The business being divested- Takeda Consumer Healthcare Company (TCHC) is focused on the consumer health care market mainly in Japan. It comprises a range of over-the-counter (OTC) medicines and health products that registered total revenues of more than JPY 60 billion ($560 million) in fiscal year 2019.
The most popular regional brand of Takeda Consumer Healthcare are Alinamin, its most-selling product, which is also Japan’s first vitamin B1 preparation sold in the form of tablets and drinks. The other major brand of the business is a cold remedy called Benza.
Blackstone plans to develop the consumer healthcare business along with the latter’s management besides retaining its employees.
Atsuhiko Sakamoto – Blackstone Japan Head of Private Equity said: “We are privileged to announce this partnership and invest in the company’s plans to become the leading consumer healthcare business in Japan. TCHC is well-positioned to grow its established brands in Japan and launch new and expanded product offerings.
“We see tremendous potential for TCHC in Japan and throughout Asia, and we are confident that Blackstone’s global network and expertise in the sector can accelerate TCHC’s growth.”
Takeda Consumer Healthcare was established as a separate business in 2017 for the further development of the Japanese pharma giant’s consumer healthcare business in Japan. Currently, the business is said to be focused on highly innovative medicines across its five major business areas and engaged in addressing significant unmet patient requirements in these fields.

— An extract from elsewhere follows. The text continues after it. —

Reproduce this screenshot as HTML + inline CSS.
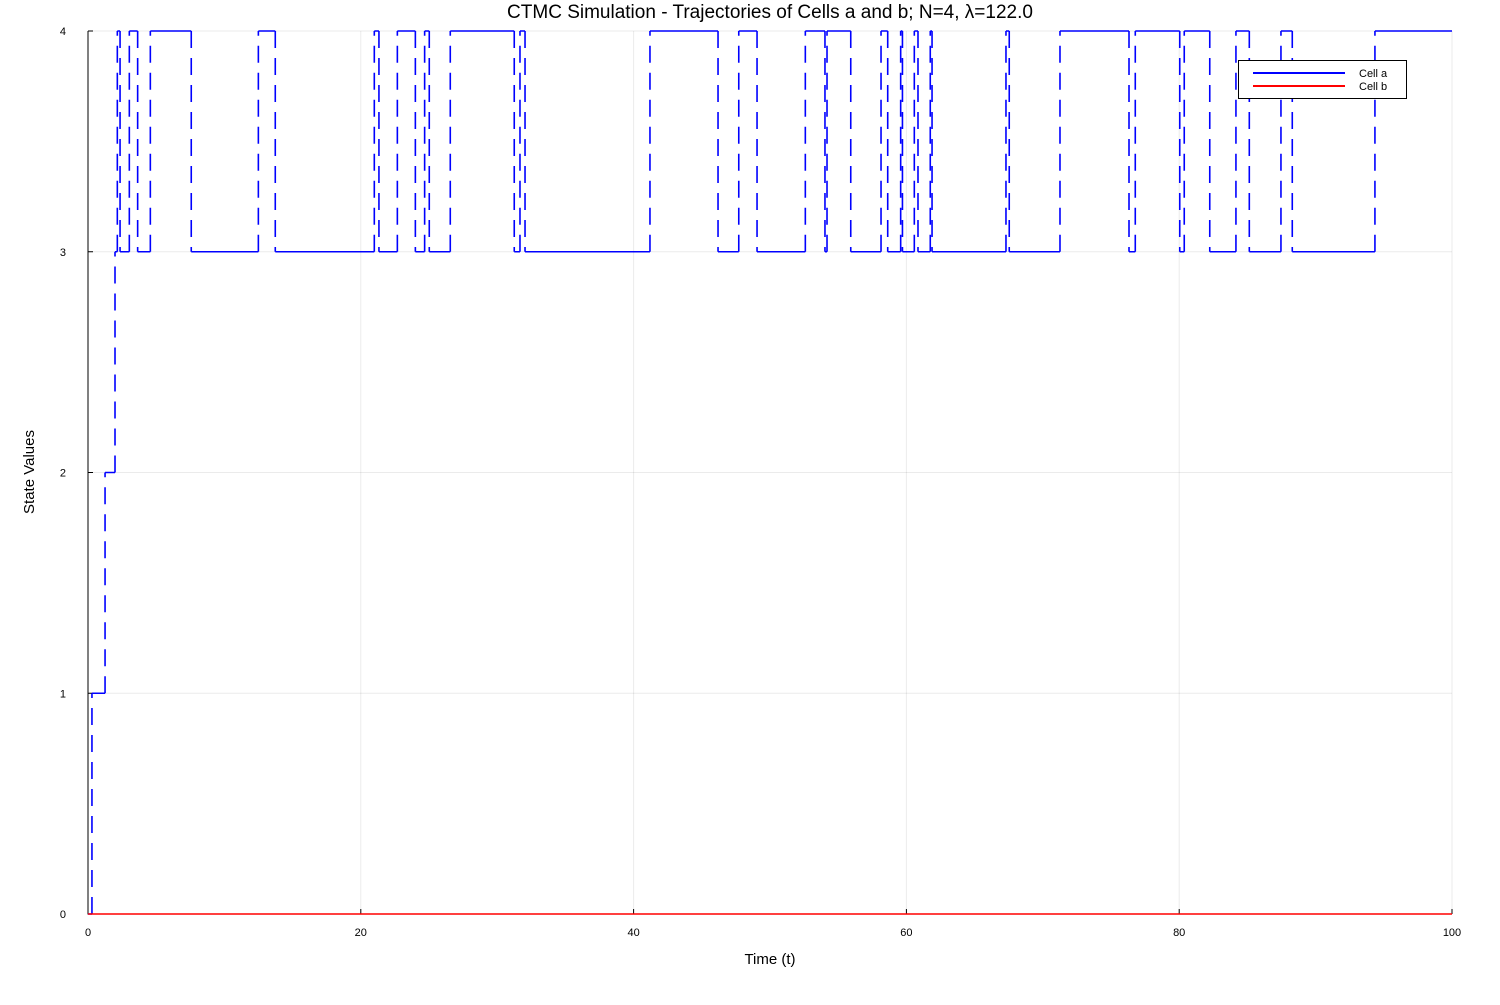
<!DOCTYPE html>
<html><head><meta charset="utf-8"><style>
body{margin:0;background:#fff;}
svg text{font-family:"Liberation Sans","DejaVu Sans",sans-serif;}
</style></head><body>
<svg id="chart" width="1500" height="1000">
<text x="770" y="18" text-anchor="middle" font-size="19">CTMC Simulation - Trajectories of Cells a and b; N=4, λ=122.0</text>
<text x="770" y="964" text-anchor="middle" font-size="15">Time (t)</text>
<text x="34" y="472" text-anchor="middle" font-size="15" transform="rotate(-90 34 472)">State Values</text>
<g id="grid"></g><g id="axes"></g><g id="series"></g>
<g>
<rect x="1238.5" y="60.5" width="168" height="38" fill="#fff" stroke="#000" stroke-width="1"/>
<line x1="1253" y1="73" x2="1345" y2="73" stroke="#0000ff" stroke-width="2"/>
<text x="1359" y="77" font-size="11">Cell a</text>
<line x1="1253" y1="86" x2="1345" y2="86" stroke="#ff0000" stroke-width="2"/>
<text x="1359" y="90" font-size="11">Cell b</text>
</g>
</svg>
<script>
const xTicks=[0,20,40,60,80,100];
const yTicks=[0,1,2,3,4];
const cellATimes=[0,0.29,1.25,1.98,2.15,2.35,3.03,3.64,4.57,7.57,12.49,13.73,20.99,21.33,22.68,24.00,24.68,25.02,26.56,31.25,31.67,32.04,41.20,46.19,47.71,49.05,52.59,54.03,54.18,55.92,58.14,58.63,59.58,59.71,60.58,60.85,61.75,61.88,67.30,67.54,71.26,76.32,76.78,80.04,80.37,82.24,84.16,85.14,87.46,88.29,94.35,100];
const cellAStates=[0,1,2,3,4,3,4,3,4,3,4,3,4,3,4,3,4,3,4,3,4,3,4,3,4,3,4,3,4,3,4,3,4,3,4,3,4,3,4,3,4,3,4,3,4,3,4,3,4,3,4,4];
const cellBTimes=[0,100];
const cellBStates=[0,0];
const X0=88,X1=1452,Y0=914,Y1=31;
const sx=t=>X0+(t-0)/(100-0)*(X1-X0);
const sy=v=>Y0-(v-0)/(4-0)*(Y0-Y1);
const NS='http://www.w3.org/2000/svg';
function mk(tag,at,parent){const e=document.createElementNS(NS,tag);for(const k in at)e.setAttribute(k,at[k]);parent.appendChild(e);return e;}
const grid=document.getElementById('grid'),axes=document.getElementById('axes'),ser=document.getElementById('series');
xTicks.forEach(t=>{
 const g=mk('line',{x1:sx(t),x2:sx(t),y1:Y1,y2:Y0,stroke:'#000','stroke-opacity':0.08,'stroke-width':1},grid);
 
 
 const tk=mk('line',{x1:sx(t),x2:sx(t),y1:Y0,y2:Y0-5,stroke:'#000'},axes);
 
 
 const tx=mk('text',{x:sx(t),y:Y0+22,'text-anchor':'middle','font-size':11},axes);
 tx.textContent=t;
 
 
});
yTicks.forEach(v=>{
 const g=mk('line',{x1:X0,x2:X1,y1:sy(v),y2:sy(v),stroke:'#000','stroke-opacity':0.08,'stroke-width':1},grid);
 
 
 const tk=mk('line',{x1:X0,x2:X0+5,y1:sy(v),y2:sy(v),stroke:'#000'},axes);
 
 
 const tx=mk('text',{x:X0-22,y:sy(v)+4,'text-anchor':'end','font-size':11},axes);
 tx.textContent=v;
 
 
});
const ax=mk('path',{d:`M${X0},${Y1}V${Y0}H${X1}`,fill:'none',stroke:'#000','stroke-width':1},axes);


function drawSeries(times,states,color,name){
 let h='',v='';
 for(let i=0;i<times.length-1;i++){
  h+=`M${sx(times[i])},${sy(states[i])}H${sx(times[i+1])}`;
  if(states[i+1]!==states[i]) v+=`M${sx(times[i+1])},${sy(states[i])}V${sy(states[i+1])}`;
 }
 const p=mk('path',{d:h,fill:'none',stroke:color,'stroke-width':1.6},ser);
 
 
 if(v){const q=mk('path',{d:v,fill:'none',stroke:color,'stroke-width':1.6,'stroke-dasharray':'17 10'},ser);
 
 }
}
drawSeries(cellATimes,cellAStates,'#0000ff','cell-a');
drawSeries(cellBTimes,cellBStates,'#ff0000','cell-b');
</script>
</body></html>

The sale of the consumer healthcare subsidiary is part of Takeda’s divestiture program, which is focused on streamlining its portfolio to align with its global long-term growth strategy and deliver uninterrupted access and supply of key products to patients.

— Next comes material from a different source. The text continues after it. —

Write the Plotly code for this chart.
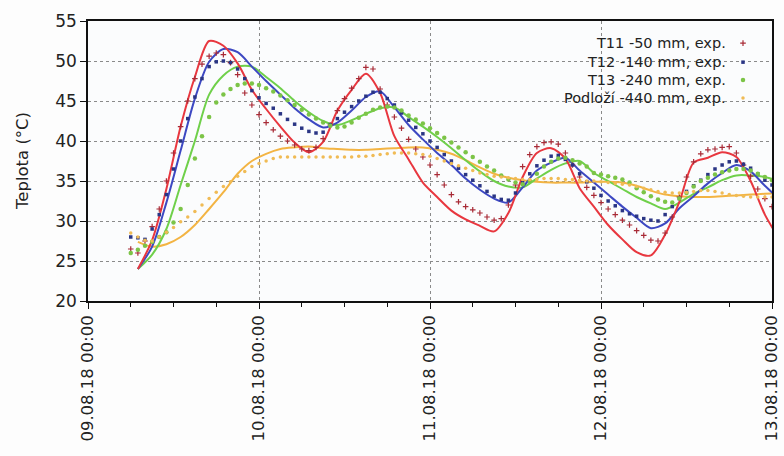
import pandas as pd
import plotly.graph_objects as go

# Measured temperatures, hourly from 09.08.18 06:00 to 13.08.18 00:00
exp_time = pd.date_range("2018-08-09 06:00", "2018-08-13 00:00", freq="1h")

t11_exp = [26.5, 26.0, 27.5, 29.3, 31.5, 35.0, 38.5, 41.8, 45.0, 47.8,
           49.6, 50.6, 51.0, 50.8, 49.8, 48.3, 46.0, 44.5, 43.3, 42.3,
           41.4, 40.6, 40.0, 39.5, 39.0, 38.8, 39.2, 40.3, 42.0, 43.8,
           45.3, 46.6, 47.8, 49.2, 49.0, 46.5, 44.5, 43.0, 41.6, 40.2,
           39.0, 38.0, 37.0, 35.8, 34.5, 33.3, 32.4, 31.8, 31.4, 31.0,
           30.5, 30.1, 30.3, 32.0, 34.5, 36.8, 38.3, 39.3, 39.8, 39.9,
           39.6, 38.5, 37.0, 35.5, 34.2, 33.2, 32.3, 31.5, 30.8, 30.1,
           29.5, 28.8, 28.2, 27.6, 27.5, 28.5, 30.5, 33.0, 35.5, 37.4,
           38.4, 38.9, 39.0, 39.2, 39.3, 38.5, 37.0, 35.6, 34.0, 32.8,
           31.8]

t12_exp = [28.0, 27.9, 27.7, 29.0, 30.8, 33.3, 36.5, 40.0, 42.8, 45.5,
           47.8, 49.3, 49.9, 50.0, 49.8, 49.0, 47.8, 46.3, 45.4, 44.7,
           44.1, 43.4, 42.7, 42.1, 41.6, 41.2, 41.0, 41.1, 42.0, 42.8,
           43.6, 44.3, 45.0, 45.6, 46.1, 46.1, 45.3, 44.5, 43.5, 42.6,
           41.7, 40.9, 40.0, 39.2, 38.3, 37.5, 36.6, 35.8, 35.1, 34.4,
           33.7, 33.1, 32.7, 32.6, 33.5, 34.8, 35.9, 36.9, 37.6, 38.1,
           38.2, 37.7, 37.0, 35.9, 34.9, 34.1, 33.2, 32.5, 31.9, 31.3,
           30.9, 30.6, 30.3, 30.1, 30.0, 30.8, 31.8, 32.8, 33.7, 34.4,
           35.1, 35.8, 36.5, 37.0, 37.4, 37.5, 37.1, 36.6, 35.9, 35.1,
           34.5]

t13_exp = [26.0, 26.4, 26.9, 27.4, 28.0, 28.6, 29.8, 31.5, 34.5, 37.8,
           40.6, 43.0, 44.8, 45.8, 46.5, 47.0, 47.2, 47.2, 47.0, 46.6,
           46.2, 45.7, 45.1, 44.5, 43.9, 43.3, 42.8, 42.3, 41.9, 41.7,
           41.8, 42.3, 42.9, 43.4, 43.9, 44.2, 44.3, 44.2, 43.8, 43.2,
           42.7, 42.2, 41.6, 41.0, 40.4, 39.8, 39.2, 38.6, 38.0, 37.4,
           36.8, 36.3, 35.7, 35.2, 34.8, 34.6, 35.0, 35.9, 36.8, 37.4,
           37.8, 37.9, 37.6, 37.2, 36.8, 36.0, 35.8, 35.6, 35.4, 35.2,
           34.8, 34.1, 33.6, 33.1, 32.7, 32.4, 32.3, 32.8, 33.5, 34.3,
           35.0, 35.4, 35.8, 36.1, 36.3, 36.5, 36.5, 36.3, 35.9, 35.5,
           35.1]

podlozi_exp = [28.5, 28.0, 27.6, 27.5, 28.0, 28.6, 29.2, 29.9, 30.5, 31.2,
               32.0, 32.8, 33.6, 34.3, 34.9, 35.6, 36.2, 36.8, 37.2, 37.5,
               37.8, 38.0, 38.0, 38.0, 38.0, 38.0, 38.0, 38.0, 38.0, 38.0,
               38.0, 38.0, 38.1, 38.1, 38.2, 38.3, 38.4, 38.5, 38.5, 38.5,
               38.4, 38.3, 38.1, 37.8, 37.5, 37.2, 36.9, 36.6, 36.3, 36.0,
               35.8, 35.6, 35.5, 35.4, 35.3, 35.2, 35.2, 35.2, 35.3, 35.3,
               35.3, 35.2, 35.2, 35.1, 35.0, 35.0, 34.9, 34.8, 34.7, 34.6,
               34.5, 34.3, 34.1, 33.9, 33.7, 33.6, 33.5, 33.5, 33.6, 33.7,
               33.8, 33.8, 33.7, 33.5, 33.3, 33.2, 33.1, 33.0, 33.0, 33.0,
               33.0]

# Simulated temperatures, every 2 hours from 09.08.18 07:00
# (the last value lies just past the right edge so the curves reach it)
sim_time = pd.date_range("2018-08-09 07:00", periods=46, freq="2h")

t11_sim = [24.0, 27.6, 34.0, 41.8, 48.0, 52.5, 51.9, 49.7, 46.4, 44.0,
           41.8, 39.8, 38.6, 39.9, 43.8, 46.4, 48.4, 46.0, 40.6, 37.7,
           34.8, 33.0, 31.3, 30.2, 29.4, 28.7, 31.0, 35.5, 38.5, 39.1,
           37.8, 34.1, 31.8, 29.5, 27.7, 26.1, 25.7, 28.3, 32.4, 37.3,
           37.9, 38.6, 38.0, 35.0, 30.8, 27.8]

t12_sim = [24.0, 26.8, 32.3, 38.8, 45.3, 49.9, 51.5, 51.1, 49.3, 47.5,
           45.8, 44.1, 42.7, 41.7, 42.3, 43.8, 45.5, 46.2, 44.2, 42.0,
           40.2, 38.5, 37.0, 35.3, 33.9, 32.8, 32.3, 34.2, 36.3, 37.3,
           37.9, 36.3, 34.8, 33.3, 31.8, 30.4, 29.1, 29.7, 31.6, 33.1,
           34.7, 36.0, 37.0, 36.2, 34.4, 32.8]

t13_sim = [24.0, 25.8, 29.0, 34.5, 40.0, 45.8, 48.2, 49.3, 49.3, 48.0,
           46.6, 45.0, 43.6, 42.5, 42.0, 42.6, 43.4, 44.1, 44.2, 43.0,
           41.8, 40.5, 39.1, 37.6, 36.2, 35.0, 34.3, 34.2, 35.3, 36.4,
           37.2, 37.5, 36.0, 35.0, 34.0, 33.0, 32.2, 31.5, 32.3, 33.4,
           34.2, 35.1, 35.7, 35.7, 35.5, 35.0]

podlozi_sim = [27.4, 26.8, 27.1, 28.0, 29.5, 31.5, 33.6, 35.9, 37.5, 38.4,
               39.0, 39.2, 39.3, 39.1, 39.0, 38.9, 38.9, 39.0, 39.1, 39.2,
               39.2, 38.9, 38.4, 37.6, 36.7, 35.9, 35.4, 35.1, 34.9, 34.8,
               34.8, 34.8, 34.9, 34.9, 34.8, 34.4, 33.8, 33.3, 33.1, 33.0,
               33.0, 33.1, 33.2, 33.3, 33.4, 33.5]

legend_labels = ["T11 -50 mm, exp.", "T12 -140 mm, exp.",
                 "T13 -240 mm, exp.", "Podloží -440 mm, exp."]

day_ticks = pd.date_range("2018-08-09", "2018-08-13", freq="D")
day_labels = [d.strftime("%d.%m.%y %H:%M") for d in day_ticks]

line_colors = ["#e8373f", "#3d48c2", "#6fd04a", "#f3b443"]
marker_styles = [
    dict(symbol="cross-thin", size=4, color="#a82a36",
         line=dict(width=1.2, color="#a82a36")),
    dict(symbol="square", size=3.5, color="#2a3584"),
    dict(symbol="circle", size=4.5, color="#7cc447"),
    dict(symbol="circle", size=3.5, color="#f0bb55"),
]

fig = go.Figure()

for y, c in zip([podlozi_sim, t13_sim, t12_sim, t11_sim], line_colors[::-1]):
    fig.add_trace(go.Scatter(x=sim_time, y=y, mode="lines",
                             line=dict(color=c, width=2, shape="spline", smoothing=0.8),
                             showlegend=False, hoverinfo="skip"))

for y, m in zip([t11_exp, t12_exp, t13_exp, podlozi_exp], marker_styles):
    fig.add_trace(go.Scatter(x=exp_time, y=y, mode="markers", marker=m,
                             showlegend=False))

# Legend: right-aligned labels with the marker after the text
legend_rows = [0.921, 0.853, 0.789, 0.725]
for label, m, ry in zip(legend_labels, marker_styles, legend_rows):
    fig.add_trace(go.Scatter(x=[0.9576], y=[ry], xaxis="x2", yaxis="y2",
                             mode="markers", marker=m, showlegend=False,
                             hoverinfo="skip"))
    fig.add_annotation(text=label, xref="paper", yref="paper", x=0.936, y=ry,
                       xanchor="right", yanchor="middle", showarrow=False,
                       font=dict(family="DejaVu Sans", size=14.5, color="#222"))

fig.add_annotation(text="Teplota (°C)", xref="paper", yref="paper",
                   x=-0.0965, y=0.5, textangle=-90, showarrow=False,
                   xanchor="center", yanchor="middle",
                   font=dict(family="DejaVu Sans", size=16.5, color="#222"))

axis_common = dict(showline=True, linecolor="#111", linewidth=1.5, mirror=True,
                   ticks="outside", tickcolor="#111", ticklen=6, tickwidth=1.2,
                   showgrid=True, gridcolor="#8a8a8a", griddash="dot", gridwidth=1,
                   zeroline=False, automargin=False)

fig.update_layout(
    width=784, height=456,
    margin=dict(l=88, r=12, t=21, b=155),
    paper_bgcolor="#fdfdfd", plot_bgcolor="#fbfcfd",
    xaxis=dict(axis_common, type="date",
               range=["2018-08-09 00:00", "2018-08-13 00:00"],
               tickmode="array", tickvals=day_ticks, ticktext=day_labels,
               tickangle=-90,
               tickfont=dict(family="DejaVu Sans", size=16.5, color="#222"),
               minor=dict(dtick=6 * 3600 * 1000, ticks="outside", ticklen=4,
                          tickcolor="#111", showgrid=False)),
    yaxis=dict(axis_common, range=[20, 55], dtick=5, tick0=20,
               tickfont=dict(family="DejaVu Sans", size=17, color="#222")),
    xaxis2=dict(overlaying="x", range=[0, 1], visible=False),
    yaxis2=dict(overlaying="y", range=[0, 1], visible=False),
    showlegend=False,
)

fig.write_html("out.html")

In April 2020, Takeda Pharmaceutical signed a deal to sell a portfolio of 110 non-core OTC and prescription pharmaceutical products it sells in Europe along with a couple of manufacturing plants in Denmark and Poland to Orifarm Group for up to $670 million.

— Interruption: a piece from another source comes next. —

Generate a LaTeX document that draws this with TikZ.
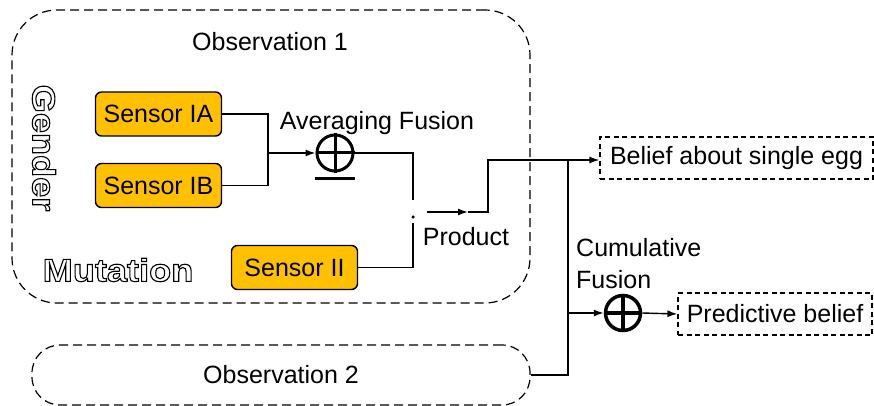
\documentclass[tikz,border=0pt]{standalone}
\usepackage{fontspec}
\setmainfont{Liberation Sans}
\newfontfamily\hollowfont[FakeStretch=1.13]{Liberation Sans Bold}
\usetikzlibrary{arrows.meta}
\definecolor{sensorfill}{HTML}{FFC000}
\newcommand{\hollowtext}[1]{\special{pdf:code q 1 Tr 1.1 w 0 G}#1\special{pdf:code Q}}
\begin{document}
\begin{tikzpicture}[x=1pt,y=-1pt,
  every node/.style={font=\fontsize{25}{32}\selectfont, inner sep=0pt},
  sensor/.style={draw=black, line width=1.4pt, fill=sensorfill, rounded corners=6pt, minimum width=126pt, minimum height=44pt},
  obsbox/.style={draw=black, line width=1.2pt, dash pattern=on 9pt off 5pt},
  outbox/.style={draw=black, line width=1.2pt, dash pattern=on 5pt off 3.5pt, minimum height=42pt},
  fuse/.style={draw=black, circle, line width=3pt},
  conn/.style={draw=black, line width=1.4pt},
  arr/.style={conn, -{Latex[length=10pt,width=7pt]}},
  hollow/.style={font=\hollowfont\fontsize{32}{32}\selectfont}
]
\useasboundingbox (0,0) rectangle (874,406);
% Observation boxes
\node[obsbox, rounded corners=45pt, minimum width=518pt, minimum height=293pt] (obs1) at (271,156.5) {};
\node (obs1t) at (270,42) {Observation 1};
\node[obsbox, rounded corners=28pt, minimum width=498pt, minimum height=60pt] (obs2) at (281,375) {Observation 2};
% hollow labels
\node[hollow, rotate=-90] (gender) at (44,148) {\hollowtext{Gender}};
\node[hollow] (mutation) at (118,270) {\hollowtext{Mutation}};
% sensors
\node[sensor] (sIA) at (158.5,114) {Sensor IA};
\node[sensor] (sIB) at (158.5,185.5) {Sensor IB};
\node[sensor] (sII) at (294.5,267.5) {Sensor II};
% averaging fusion
\node[fuse, minimum size=36pt] (avg) at (335,153) {};
\draw[line width=3pt] (avg.north) -- (avg.south) (avg.west) -- (avg.east);
\coordinate (barl) at (315,178);
\coordinate (barr) at (355,178);
\draw[line width=3pt] (barl) -- (barr);
\node (avgt) at (377,123) {Averaging Fusion};
% product
\node[circle, fill=black, minimum size=3.5pt] (dot) at (413,217) {};
\node (prodt) at (466,237) {Product};
% output boxes
\node[outbox, minimum width=273pt] (belief) at (736.5,158) {Belief about single egg};
\node[outbox, minimum width=194pt] (pred) at (775,314) {Predictive belief};
% cumulative fusion
\node[fuse, line width=3.5pt, minimum size=35pt] (cum) at (623,313) {};
\draw[line width=3.5pt] (cum.north) -- (cum.south) (cum.west) -- (cum.east);
\node[align=left, anchor=west] (cumt) at (576,264) {Cumulative\\Fusion};
% coordinates
\coordinate (j1) at (268,153);
\coordinate (a1) at (413,200);
\coordinate (a2) at (413,223);
\coordinate (p0) at (427,212);
\coordinate (p1) at (468,212);
\coordinate (p2) at (488,212);
\coordinate (p3) at (488,160);
\coordinate (j2) at (568,160);
\coordinate (j3) at (568,313);
\coordinate (j4) at (568,375);
% connectors
\draw[conn] (sIA.east) -| (j1);
\draw[conn] (sIB.east) -| (j1);
\draw[arr] (j1) -- (avg.west);
\draw[conn] (avg.east) -| (a1);
\draw[conn] (sII.east) -| (a2);
\draw[arr] (p0) -- (p1);
\draw[conn] (p1) -- (p2) -- (p3) -- (j2);
\draw[arr] (j2) -- (belief.west |- j2);
\draw[conn] (j2) -- (j4) -- (obs2.east);
\draw[arr] (j3) -- (cum.west);
\draw[arr] (cum.east) -- (pred.west);
\end{tikzpicture}
\end{document}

Christophe Weber – Takeda Pharmaceutical President and CEO said: “Today’s transaction will provide TCHC with the ownership, resources and strategic focus to continue to thrive and meet the needs of customers, while further sharpening Takeda’s strategic focus and commitment to financial discipline and transforming science into life-changing medicines.
“TCHC played an important role in Takeda’s long history, but with our growth strategy now focused on five key business areas – Gastroenterology (GI), Rare Diseases, Plasma-Derived Therapies, Oncology and Neuroscience – and an increasingly competitive consumer health care market in Japan, the ownership transition will benefit both TCHC and Takeda. We are confident that under Blackstone, TCHC will be well-positioned to continue growing and developing its product offerings in the years to come to address the evolving needs of consumers.”
The deal is expected to close by 31 March 2021 and will be subject to the meeting of customary legal and regulatory closing conditions.